附录1：SIGMOID和RELU函数实现

def sigmoid(Z):
    """
    Implements the sigmoid activation in numpy
    
    Arguments:
    Z -- numpy array of any shape
    
    Returns:
    A -- output of sigmoid(z), same shape as Z
    cache -- returns Z as well, useful during backpropagation
    """
    
    A = 1/(1+np.exp(-Z))
    cache = Z
    
    return A, cache

def relu(Z):
    """
    Implement the RELU function.

    Arguments:
    Z -- Output of the linear layer, of any shape

    Returns:
    A -- Post-activation parameter, of the same shape as Z
    cache -- a python dictionary containing "A" ; stored for computing the backward pass efficiently
    """
    
    A = np.maximum(0,Z)
    
    assert(A.shape == Z.shape)
    
    cache = Z 
    return A, cache

附录2：SIGMOID和RELU反向传播函数实现

relu_backward中dZ[Z <= 0] = 0这一步不是很懂，不应该是大于等于0时导数为1吗？

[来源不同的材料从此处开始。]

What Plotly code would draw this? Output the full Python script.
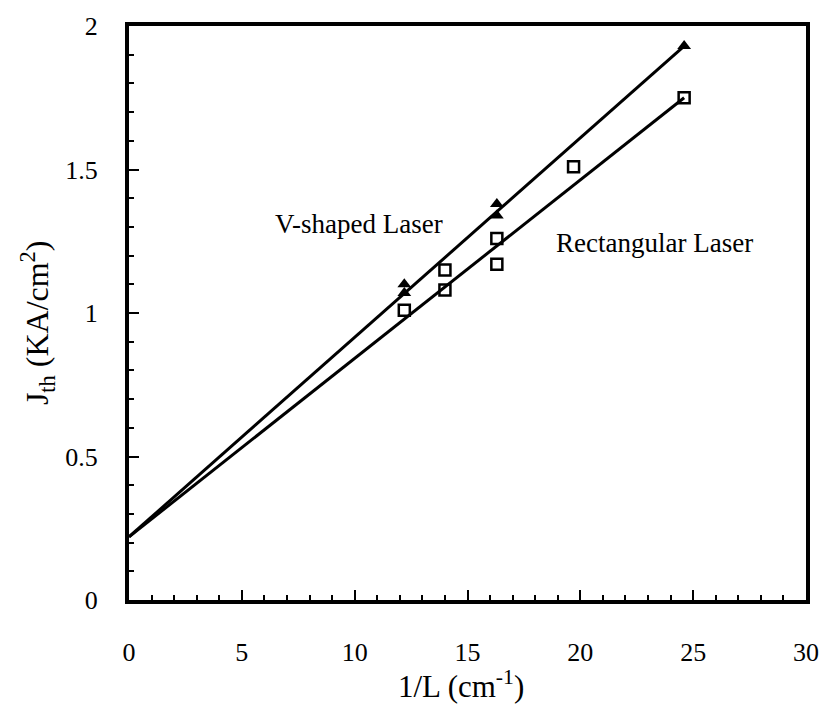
import plotly.graph_objects as go

# Measured threshold current density vs inverse cavity length
v_x = [12.2, 12.2, 16.3, 16.3, 24.6]
v_y = [1.07, 1.10, 1.34, 1.38, 1.93]

rect_x = [12.2, 14.0, 14.0, 16.3, 16.3, 19.7, 24.6]
rect_y = [1.01, 1.08, 1.15, 1.17, 1.26, 1.51, 1.75]

# Linear fits extrapolated to 1/L = 0
v_fit_x = [0, 24.6]
v_fit_y = [0.22, 1.93]
rect_fit_x = [0, 24.6]
rect_fit_y = [0.22, 1.75]

x_ticks = [0, 5, 10, 15, 20, 25, 30]
y_ticks = [0, 0.5, 1, 1.5, 2]
y_tick_text = ["0", "0.5", "1", "1.5", "2"]

FONT = "Liberation Serif"

fig = go.Figure()
fig.add_trace(go.Scatter(x=v_fit_x, y=v_fit_y, mode="lines",
                         line=dict(color="black", width=3), showlegend=False))
fig.add_trace(go.Scatter(x=rect_fit_x, y=rect_fit_y, mode="lines",
                         line=dict(color="black", width=3), showlegend=False))
fig.add_trace(go.Scatter(x=v_x, y=v_y, mode="markers",
                         marker=dict(symbol="triangle-up", size=12, color="black"),
                         showlegend=False))
fig.add_trace(go.Scatter(x=rect_x, y=rect_y, mode="markers",
                         marker=dict(symbol="square-open", size=11, color="black",
                                     line=dict(width=2.5, color="black")),
                         showlegend=False))

fig.add_annotation(x=10.2, y=1.31, text="V-shaped Laser", showarrow=False,
                   font=dict(family=FONT, size=27, color="black"))
fig.add_annotation(x=23.3, y=1.245, text="Rectangular Laser", showarrow=False,
                   font=dict(family=FONT, size=27, color="black"))

# Axis titles
fig.add_annotation(xref="paper", yref="paper", x=0.49, y=-0.148,
                   text="1/L (cm<sup>-1</sup>)", showarrow=False,
                   yanchor="middle",
                   font=dict(family=FONT, size=31, color="black"))
fig.add_annotation(xref="paper", yref="paper", x=-0.136, y=0.484,
                   text="J<sub>th</sub> (KA/cm<sup>2</sup>)", showarrow=False,
                   textangle=-90, xanchor="center", yanchor="middle",
                   font=dict(family=FONT, size=32, color="black"))

axis_common = dict(
    showgrid=False, zeroline=False,
    showline=True, linecolor="black", linewidth=4, mirror=True,
    ticks="inside", tickcolor="black", tickwidth=2, ticklen=10,
    tickfont=dict(family=FONT, size=26, color="black"),
)

fig.update_xaxes(range=[0, 30], tickvals=x_ticks,
                 ticktext=[str(v) for v in x_ticks],
                 ticklabelstandoff=26,
                 minor=dict(dtick=1, ticks="inside", ticklen=5,
                            tickwidth=2, tickcolor="black"),
                 **axis_common)
fig.update_yaxes(range=[0, 2], tickvals=y_ticks,
                 ticktext=y_tick_text,
                 ticklabelstandoff=22,
                 minor=dict(dtick=0.1, ticks="inside", ticklen=5,
                            tickwidth=2, tickcolor="black"),
                 **axis_common)

fig.update_layout(
    width=836, height=712,
    margin=dict(l=129, r=30, t=21, b=112),
    plot_bgcolor="white", paper_bgcolor="white",
)

fig.write_html("out.html")
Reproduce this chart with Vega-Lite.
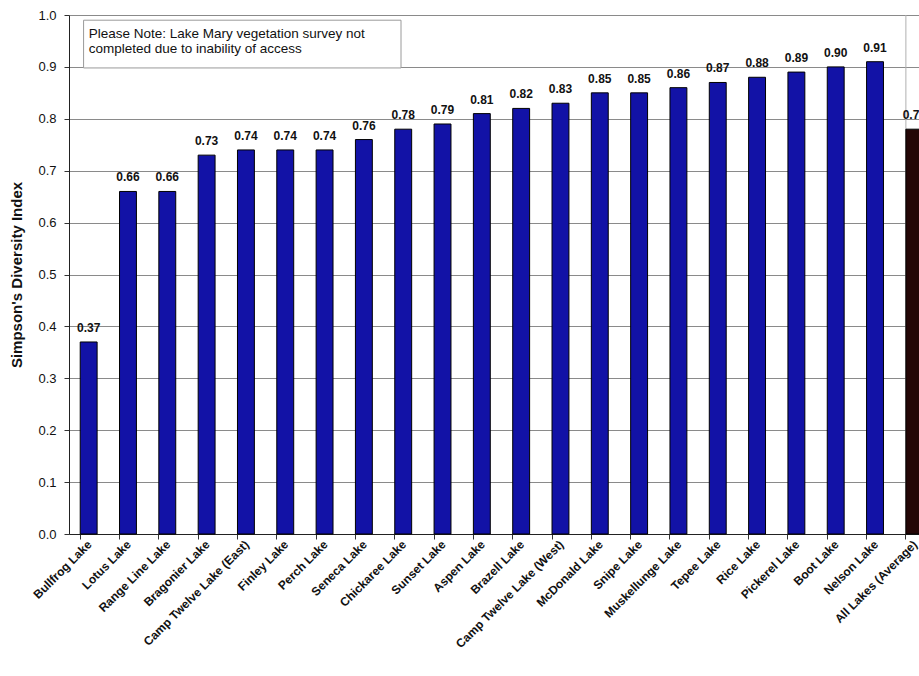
{
  "$schema": "https://vega.github.io/schema/vega-lite/v6.json",
  "autosize": {"type": "none"},
  "padding": {"left": 69, "top": 15, "right": 0, "bottom": 142},
  "width": 850,
  "height": 519,
  "background": "white",
  "config": {"view": {"stroke": null}, "font": "Liberation Sans"},
  "datasets": {
    "lakes": [
      {"lake": "Bullfrog Lake", "index": 0.37, "group": "lake"},
      {"lake": "Lotus Lake", "index": 0.66, "group": "lake"},
      {"lake": "Range Line Lake", "index": 0.66, "group": "lake"},
      {"lake": "Bragonier Lake", "index": 0.73, "group": "lake"},
      {"lake": "Camp Twelve Lake (East)", "index": 0.74, "group": "lake"},
      {"lake": "Finley Lake", "index": 0.74, "group": "lake"},
      {"lake": "Perch Lake", "index": 0.74, "group": "lake"},
      {"lake": "Seneca Lake", "index": 0.76, "group": "lake"},
      {"lake": "Chickaree Lake", "index": 0.78, "group": "lake"},
      {"lake": "Sunset Lake", "index": 0.79, "group": "lake"},
      {"lake": "Aspen Lake", "index": 0.81, "group": "lake"},
      {"lake": "Brazell Lake", "index": 0.82, "group": "lake"},
      {"lake": "Camp Twelve Lake (West)", "index": 0.83, "group": "lake"},
      {"lake": "McDonald Lake", "index": 0.85, "group": "lake"},
      {"lake": "Snipe Lake", "index": 0.85, "group": "lake"},
      {"lake": "Muskellunge Lake", "index": 0.86, "group": "lake"},
      {"lake": "Tepee Lake", "index": 0.87, "group": "lake"},
      {"lake": "Rice Lake", "index": 0.88, "group": "lake"},
      {"lake": "Pickerel Lake", "index": 0.89, "group": "lake"},
      {"lake": "Boot Lake", "index": 0.90, "group": "lake"},
      {"lake": "Nelson Lake", "index": 0.91, "group": "lake"},
      {"lake": "All Lakes (Average)", "index": 0.78, "group": "average"}
    ],
    "note": [
      {"text": ["Please Note: Lake Mary vegetation survey not", "completed due to inability of access"]}
    ]
  },
  "resolve": {"axis": {"x": "independent"}},
  "layer": [
    {
      "data": {"name": "lakes"},
      "mark": {"type": "tick", "opacity": 0},
      "encoding": {
        "x": {
          "field": "lake", "type": "nominal", "sort": null,
          "scale": {"range": [0, 865], "paddingInner": 0.57, "paddingOuter": 0.285},
          "axis": {"orient": "bottom", "bandPosition": 0, "labels": false, "ticks": true, "tickSize": 5, "tickColor": "#333", "domain": false, "grid": false, "title": null}
        },
        "y": {"field": "index", "type": "quantitative"}
      }
    },
    {
      "data": {"name": "note"},
      "mark": {"type": "rule", "color": "#b0b0b0", "strokeWidth": 1},
      "encoding": {
        "x": {"datum": "All Lakes (Average)", "bandPosition": 0, "axis": null},
        "y": {"datum": 0},
        "y2": {"datum": 1}
      }
    },
    {
      "data": {"name": "lakes"},
      "mark": {"type": "bar", "stroke": "black", "strokeWidth": 1},
      "encoding": {
        "x": {
          "field": "lake", "type": "nominal", "sort": null,
          "axis": {"orient": "bottom", "title": null, "ticks": false, "domainColor": "#222", "labelAngle": -45, "labelAlign": "right", "labelBaseline": "middle", "labelFontSize": 12, "labelFontWeight": "bold", "labelColor": "#111", "labelPadding": 8, "labelOffset": 1, "labelOverlap": false, "labelLimit": 300}
        },
        "y": {
          "field": "index", "type": "quantitative",
          "scale": {"domain": [0, 1], "nice": false},
          "axis": {"title": "Simpson's Diversity Index", "titleFontSize": 15, "titleFontWeight": "bold", "titleColor": "#111", "titlePadding": 13, "values": [0, 0.1, 0.2, 0.3, 0.4, 0.5, 0.6, 0.7, 0.8, 0.9, 1.0], "format": ".1f", "labelFontSize": 13, "labelColor": "#111", "labelPadding": 8, "tickSize": 5, "tickColor": "#333", "domainColor": "#222", "grid": true, "gridColor": "#8a8a8a", "gridWidth": 1}
        },
        "color": {
          "field": "group", "type": "nominal", "legend": null,
          "scale": {"domain": ["lake", "average"], "range": ["#1212a6", "#240606"]}
        }
      }
    },
    {
      "data": {"name": "lakes"},
      "mark": {"type": "text", "dy": -7, "fontSize": 12, "fontWeight": "bold", "color": "#111", "baseline": "bottom"},
      "encoding": {
        "x": {"field": "lake", "type": "nominal", "sort": null, "axis": null},
        "y": {"field": "index", "type": "quantitative"},
        "text": {"field": "index", "type": "quantitative", "format": ".2f"}
      }
    },
    {
      "data": {"name": "note"},
      "mark": {"type": "rect", "fill": "white", "stroke": "#9a9a9a", "strokeWidth": 1},
      "encoding": {
        "x": {"datum": "Bullfrog Lake", "bandPosition": 0.2, "axis": null},
        "x2": {"datum": "Chickaree Lake", "bandPosition": 0.37},
        "y": {"datum": 0.99},
        "y2": {"datum": 0.898}
      }
    },
    {
      "data": {"name": "note"},
      "mark": {"type": "text", "align": "left", "baseline": "top", "fontSize": 13.5, "lineHeight": 15, "color": "#111"},
      "encoding": {
        "x": {"datum": "Bullfrog Lake", "bandPosition": 0.5, "axis": null},
        "y": {"datum": 0.977},
        "text": {"field": "text"}
      }
    }
  ]
}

def relu_backward(dA, cache):
    """
    Implement the backward propagation for a single RELU unit.

    Arguments:
    dA -- post-activation gradient, of any shape
    cache -- 'Z' where we store for computing backward propagation efficiently

    Returns:
    dZ -- Gradient of the cost with respect to Z
    """
    
    Z = cache
    dZ = np.array(dA, copy=True) # just converting dz to a correct object.
    
    # When z <= 0, you should set dz to 0 as well. 
    dZ[Z <= 0] = 0
    
    assert (dZ.shape == Z.shape)
    
    return dZ

def sigmoid_backward(dA, cache):
    """
    Implement the backward propagation for a single SIGMOID unit.

    Arguments:
    dA -- post-activation gradient, of any shape
    cache -- 'Z' where we store for computing backward propagation efficiently

    Returns:
    dZ -- Gradient of the cost with respect to Z
    """
    
    Z = cache
    
    s = 1/(1+np.exp(-Z))
    dZ = dA * s * (1-s)
    
    assert (dZ.shape == Z.shape)
    
    return dZ